November 24, 2010
Disclosure – I’ve worked with a number of different accounting software vendors, for full information see my disclosure page.
In any industry where large numbers of sellers exist, economics force prices downwards – it’s an undeniable economic fact that many a high school student has heard in the context of market gardeners and consumers. However the same theories hold true for software, albeit in slightly different ways. This week Saasu is trying to give us a lesson in economics 101. Saasu, the Australian SaaS accounting application, this week announced a new pricing plan that sees them unashamedly declare a price war on their higher-profile competitors, MYOB and Xero. In a press release that from the get go leaves no one in any doubt that this war is going to turn ugly, Saasu announces that they are:
ramping up the battle with Xero and MYOB for dominance in the online accounting software market with the launch of a new version of its most popular product… Weighing in at almost half the cost of its nearest competitor, the $16.50 per month ‘Accountants Edition’ version provides access from anywhere in the world to Saasu’s powerful automation tools, extensive reports, and contact management system.

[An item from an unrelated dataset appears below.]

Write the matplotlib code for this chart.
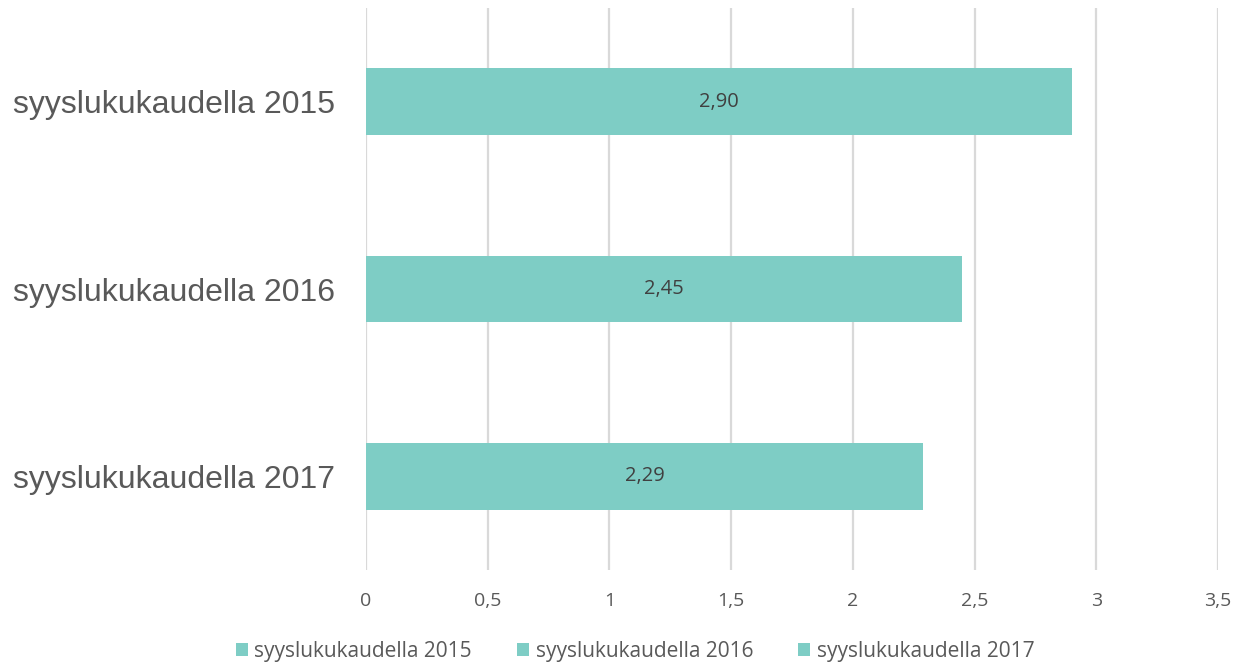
import matplotlib.pyplot as plt
from matplotlib.patches import Patch

categories = ["syyslukukaudella 2015", "syyslukukaudella 2016", "syyslukukaudella 2017"]
values = [2.90, 2.45, 2.29]
x_ticks = [0, 0.5, 1, 1.5, 2, 2.5, 3, 3.5]
x_tick_labels = ["0", "0,5", "1", "1,5", "2", "2,5", "3", "3,5"]

bar_color = "#7ECDC5"
text_grey = "#595959"

fig = plt.figure(figsize=(12.35, 6.63), dpi=100)
ax = fig.add_axes([366 / 1235, 1 - 570 / 663, (1218 - 366) / 1235, (570 - 8) / 663])

ypos = list(range(len(categories)))
ax.barh(ypos, values, height=0.355, color=bar_color, zorder=2)
for y, v in zip(ypos, values):
    ax.text(v / 2, y, f"{v:.2f}".replace(".", ","), ha="center", va="center",
            fontsize=14.5, color="#404040", family="Open Sans", zorder=3)

ax.set_xlim(0, 3.5)
ax.set_ylim(2.5, -0.5)
ax.set_xticks(x_ticks)
ax.set_xticklabels(x_tick_labels, family="Open Sans", fontsize=14, color=text_grey)
ax.set_yticks(ypos)
ax.set_yticklabels(categories, family="Liberation Sans", fontsize=23, color=text_grey)
ax.tick_params(axis="x", length=0, pad=16)
ax.tick_params(axis="y", length=0, pad=22)
ax.grid(axis="x", color="#d9d9d9", linewidth=1.6, zorder=0)
ax.set_axisbelow(True)
for s in ax.spines.values():
    s.set_visible(False)

handles = [Patch(facecolor=bar_color, label=c) for c in categories]
fig.legend(handles=handles, loc="center", bbox_to_anchor=(635 / 1235, 1 - 651 / 663),
           ncol=3, frameon=False, handlelength=0.6, handleheight=0.6,
           handletextpad=0.3, columnspacing=2.15,
           prop={"family": "Open Sans", "size": 15}, labelcolor=text_grey)

fig.savefig("out.png", dpi=100)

It’s an interesting approach, both Xero and MYOB have a lightweight version of an online accounting product. The details of those are as follows:
- MYOB LiveAccounts – $25 per month with unlimited application use but a relatively narrowly featured product
- Xero – $29 per month with application limits of 5 Accounts Receivable and 5 Accounts Payable invoices per month and 20 reconciled bank statement lines per month
The Saasu product both beats these two on price, but does so with reasonably high application limits (50 accounts receivable invoices, 50 accounts payable invoices, and 200 reconciled bank statement lines). In commenting on the pricing of competing products, Saasu CEO Marc Lehmann says that:
To limit activity to 5 invoices a month is restricting for some businesses, and to charge as much as Saasu charges for its full-featured product for this limited service is extortion. Saasu is focused on providing affordable time-saving solutions for businesses and their advisors, and now we’re making a stand against these prices.

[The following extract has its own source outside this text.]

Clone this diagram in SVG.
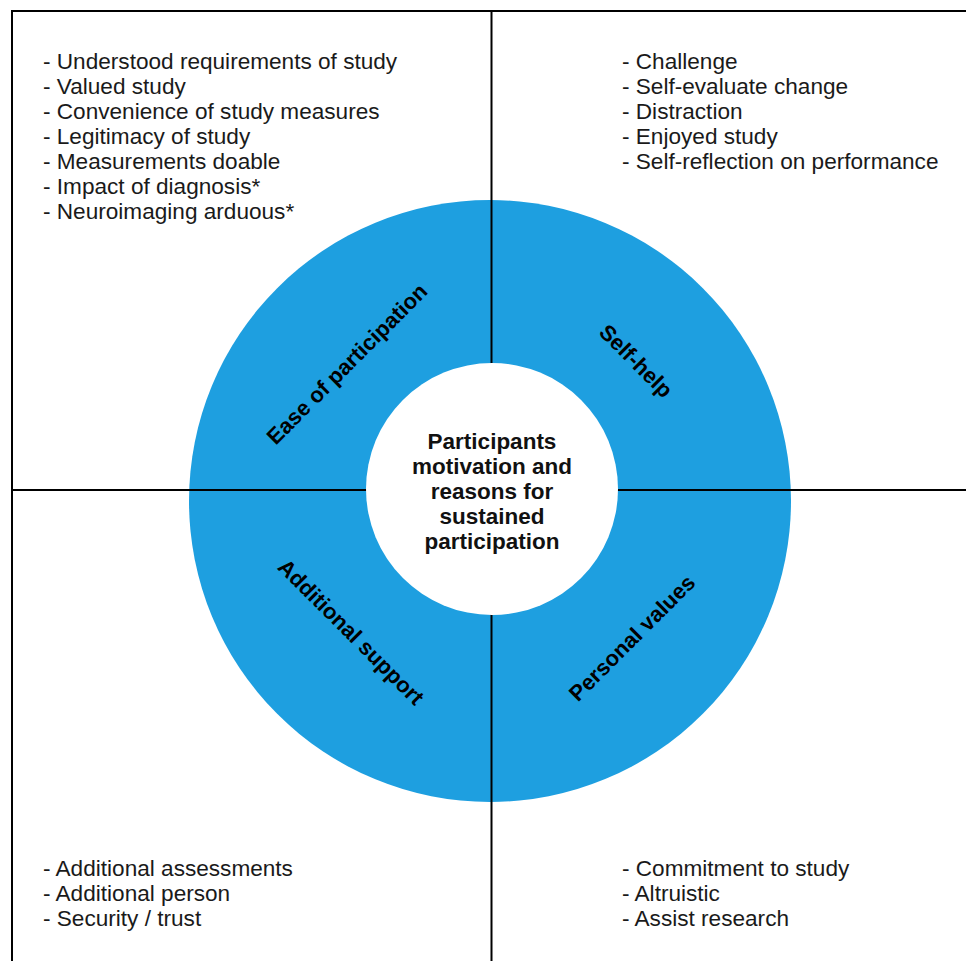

It’s a pretty gutsy move from Saasu and is indicative of their recently adopted approach to aggressively take the fight to other vendors – this was first evident in the marketing of their partner Acclipse and is accelerated in this announcement. I reached out to both MYOB and Xero for their reaction to the move. At the time of publication Xero hadn’t responded but Julian Smith, MYOB General Manager was upbeat saying that:
We think it’s great that Aussie and Kiwi businesses have a broad range of options available to them in terms of how they manage their books.
It’s interesting to look at this in relation to the launch of Wave Accounting that I covered last week – you’ll recall that Wave is following a free to user model not unlike that taken by Mint.com, offering users services from third parties that are in keeping with their business habits. I reached out to Wave founder Kirk Simpson to get his take on this – after all they’ve taken the “price war” to a whole new level. Simpson’s response was interesting;
At Wave, we don’t think that small business owners are looking to save 20% or 40% off the cost of accounting applications or software. Bringing the cost down to $200 per year from $350 per year doesn’t address the flaw of existing business models. We see a paradigm shift that’s greater than that. As the online app world keeps evolving, free services are the natural end point and, frankly, the only end point. Small business owners don’t want to be doing accounting in the first place, and they certainly don’t want to be paying for the privilege, which is why the majority of them are using shoeboxes and spreadsheets to “organize” their finances. This is a trend across all applications, and we’ve positioned Wave to capitalize on this. The market evolution is greater than price, too. Rather than looking at the ceiling that some apps put on functionality and moving that ceiling upwards, we decided to remove limits and ceilings altogether. We provide all of our tools for free so that the business owner doesn’t have to compare the limitations of one app to those of another.
I’m not sure that “free” is a natural endpoint for all application – Google apps, long the exemplar for a free-to-the-customer approach is, after all, a paid product (albeit at a very low price point). However, at the very small end of the market, free products that monetize through some third party approach would seem to be an increasingly popular alternative for consumers, what will be interesting in all of this is the pressure that vendors like MYOB, Xero and Saasu come under from the ongoing trend towards zero.